Adept yogis can attain siddhis, mystic powers, or what Srila Prabhupada sometimes referred to as magic. These powers can distract the advancing yogi, forcing him to lose sight of the goal of God realization.
Devotees on the path of bhakti-yoga consider mystic siddhis insignificant rewards. They’re material, not spiritual. As Srila Prabhupada points out in The Nectar of Devotion, science often imitates the achievements of advanced yogis. For example, a yogi with the a∫ima-siddhi can enter a stone, but an engineer can drill through a mountain.
The science fiction writer Arthur C. Clarke wrote, “Any sufficiently advanced technology is indistinguishable from magic.”
Technology allows us to do things once considered impossible. A few centuries ago, who could have imagined nearly instantaneous communication with anyone anywhere in the world? Now, as technology progresses without stopping or even letting up, we move along with it, mostly oblivious of how much it is changing our world and our lives.
For one thing, each of us seems to have more power today than any of the thousands of generations before us. Consider the yogi again. Another siddhi, called prapti-siddhi, allows a yogi to get anything from anywhere. Srila Prabhupada told of a yogi who on demand delivered in an instant the fresh branch of a pomegranate tree, with attached fruit, from Afghanistan to Calcutta. FedEx is somewhat slower, but through the Internet anyone with enough money can quickly get practically anything from anywhere in the world.
But increased power without increased knowledge is dangerous. The newly rich camel driver who drives his new car like his old camel – by stomping his foot – is in for trouble.
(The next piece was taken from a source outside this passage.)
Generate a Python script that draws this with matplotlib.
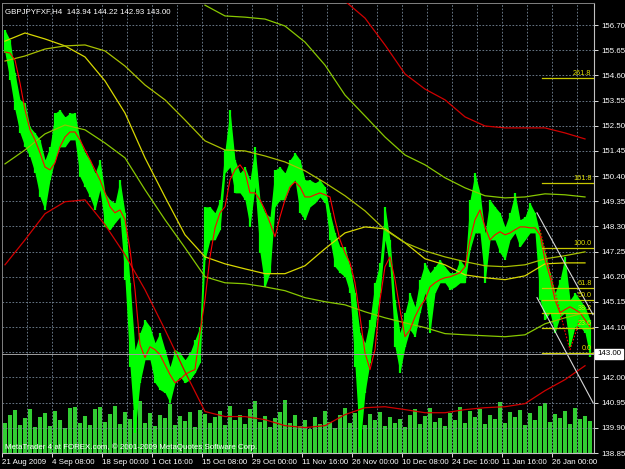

In the midst of the rapid change around us, we need to stay philosophically grounded. We can ask, “Has anything really changed?” The philosophical view, as presented, for example, by Lord Krishna in the Bhagavad-gita, is that despite our progress in manipulating the material energy, the essential realities remain. The Internet and the smart phone haven’t solved our greatest problem: we’re all going to die. While our eyes are glued to our digital screens, time is stealing our limited stock of days.
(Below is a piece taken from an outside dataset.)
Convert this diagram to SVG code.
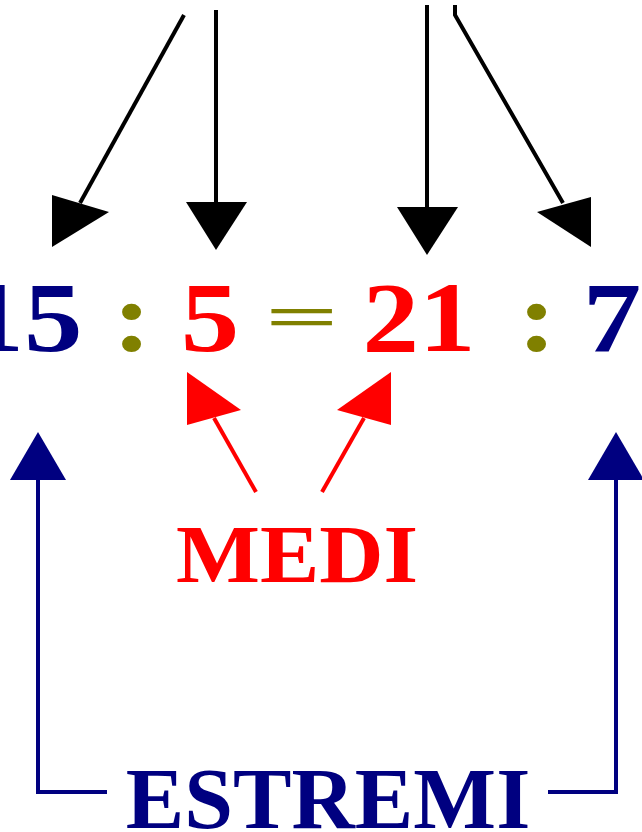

Srila Prabhupada writes, “The material world is an illusory energy to deviate the living entities from the path of self-realization.”
Distraction from the real business of life has always been a problem; even the ancient Vedic sages speak of it. But these days we have more distractions than ever before. We can lose ourselves so deeply in the digital world that the solid world of bricks and bread and brothers and mothers disappears.
Whether the distraction is the lure of the unlimited options of the Internet or the quarreling of neighbors in the village, the effect is the same: wasting time for no substantial benefit.
By substantial I mean eternal. Reality is what endures beyond the ravages of time. If we pause to think about it, we can know intuitively what the Vedic literature teaches: we are the conscious self within, interfacing with the external world through bodies made of senses. We can also see that even though the bodies we had in infancy, childhood, and so on, are gone, we continue to exist. Therefore, Lord Krishna ’s teaching that we’ll live on after death makes perfect sense. Instead of being fooled by magic tricks, whether by yogis or technologists, we should turn our attention to the eternal reality, described in detail in the venerable Vedic literature, the most relevant of which are available to us through Srila Prabhupada’s inspired presentations.